In April 2024, WeWork Inc. announced its plans to exit India entirely, selling all of its 27% stake in the local unit through a secondary transaction. The company filed for bankruptcy although it reported revenue of Rs 1300 crore in the 2023 financial year. Potential buyers of the shares include the office of the Enam family group, the investment firm A91 Partners, and CaratLane founder Mithun Sacheti.

High taxes scare away the gambling business

In October last year, India introduced a 28% GST on online gambling, casinos, and horse racing. This tax caused the immediate exit of Super Group from the market, followed by Bet365. Gambling companies have sued the government to reduce the tax to 18%. The CEO of Dyutabhumi Hotel and Resorts, Ravindra Shinde, believes that the tax is excessively high compared to other countries. Parimatch believes that business conditions in India do not allow foreign companies to develop. This, according to Parimatch, seriously complicates business operations in this subcontinent. The bookmaker never entered the market and even faced a fake of its brand.

Chinese investors face difficulties

India complicates the situation not only for Western companies but also for Chinese investors. In particular, it rejected a proposal from BYD, a Chinese electric car manufacturer, to build a $1 billion plant. In December 2023, India’s Law Enforcement Authority detained three senior officials of the Chinese mobile company Vivo on money laundering charges.

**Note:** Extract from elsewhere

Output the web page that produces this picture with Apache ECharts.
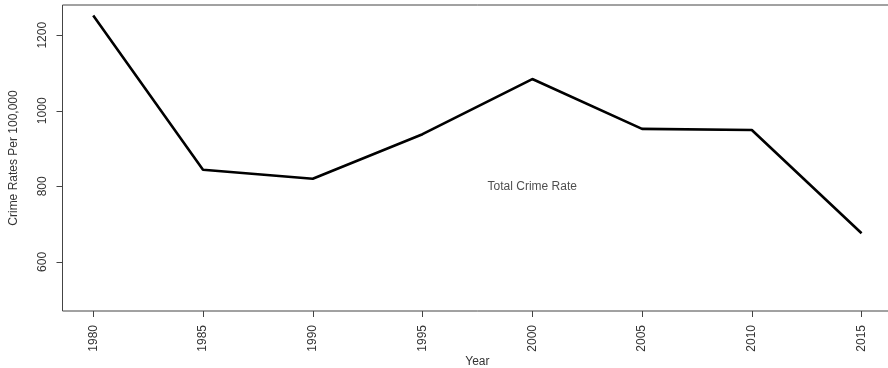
<!DOCTYPE html>
<html>
<head>
<meta charset="utf-8">
<script src="https://cdn.jsdelivr.net/npm/echarts@6/dist/echarts.min.js"></script>
<style>
html,body{margin:0;padding:0;background:#fff;overflow:hidden;width:888px;height:368px;}
#c{width:950px;height:368px;}
</style>
</head>
<body>
<div id="c"></div>
<script>
const years = [1980, 1985, 1990, 1995, 2000, 2005, 2010, 2015];
const rates = [1252, 844, 820, 938, 1084, 952, 949, 676];
const xTicks = [1980, 1985, 1990, 1995, 2000, 2005, 2010, 2015];
const yTicks = [600, 800, 1000, 1200];
const annotation = {x: 2000, y: 800, text: 'Total Crime Rate'};
const xTitle = 'Year';
const yTitle = 'Crime Rates Per 100,000';

const font = 'Liberation Sans, Arial, sans-serif';
const textColor = '#333';
const chart = echarts.init(document.getElementById('c'), null, {renderer: 'canvas'});
chart.setOption({
  animation: false,
  backgroundColor: '#fff',
  grid: {left: 62.5, top: 5, right: 57.7, bottom: 57, outerBoundsMode: 'none', containLabel: false, show: true, borderColor: '#444', borderWidth: 1, backgroundColor: 'transparent'},
  xAxis: {
    type: 'value', min: 1978.6, max: 2016.4,
    name: xTitle, nameLocation: 'middle', nameGap: 45, nameMoveOverlap: false,
    nameTextStyle: {fontFamily: font, fontSize: 12, color: textColor},
    axisLine: {show: false},
    axisTick: {show: true, length: 6, inside: false, customValues: xTicks, lineStyle: {color: '#444'}},
    axisLabel: {show: true, rotate: 90, margin: 14, customValues: xTicks, fontFamily: font, fontSize: 12, color: textColor, formatter: v => String(v)},
    splitLine: {show: false}
  },
  yAxis: {
    type: 'value', min: 470, max: 1280,
    name: yTitle, nameLocation: 'middle', nameGap: 43, nameRotate: 90, nameMoveOverlap: false,
    nameTextStyle: {fontFamily: font, fontSize: 12, color: textColor},
    axisLine: {show: false},
    axisTick: {show: true, length: 6, inside: false, customValues: yTicks, lineStyle: {color: '#444'}},
    axisLabel: {show: true, rotate: 90, margin: 14, customValues: yTicks, fontFamily: font, fontSize: 12, color: textColor, formatter: v => String(v)},
    splitLine: {show: false}
  },
  series: [
    {
      type: 'line',
      data: years.map((y, i) => [y, rates[i]]),
      symbol: 'none',
      lineStyle: {color: '#000', width: 2.6},
      clip: true
    },
    {
      type: 'scatter',
      data: [[annotation.x, annotation.y]],
      symbolSize: 0,
      label: {show: true, position: 'inside', formatter: annotation.text, fontFamily: font, fontSize: 12, color: '#222'}
    }
  ]
});
</script>
</body>
</html>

Causes of investment difficulties

India has tightened its grip on Chinese companies as part of its geopolitical strategy, protecting national interests. The country seeks to become the vanguard of the American ‘Indo-Pacific strategy’ to contain China’s development, which creates additional barriers for foreign investors. This leads to many companies, including Parimatch, facing difficulties when trying to invest in India.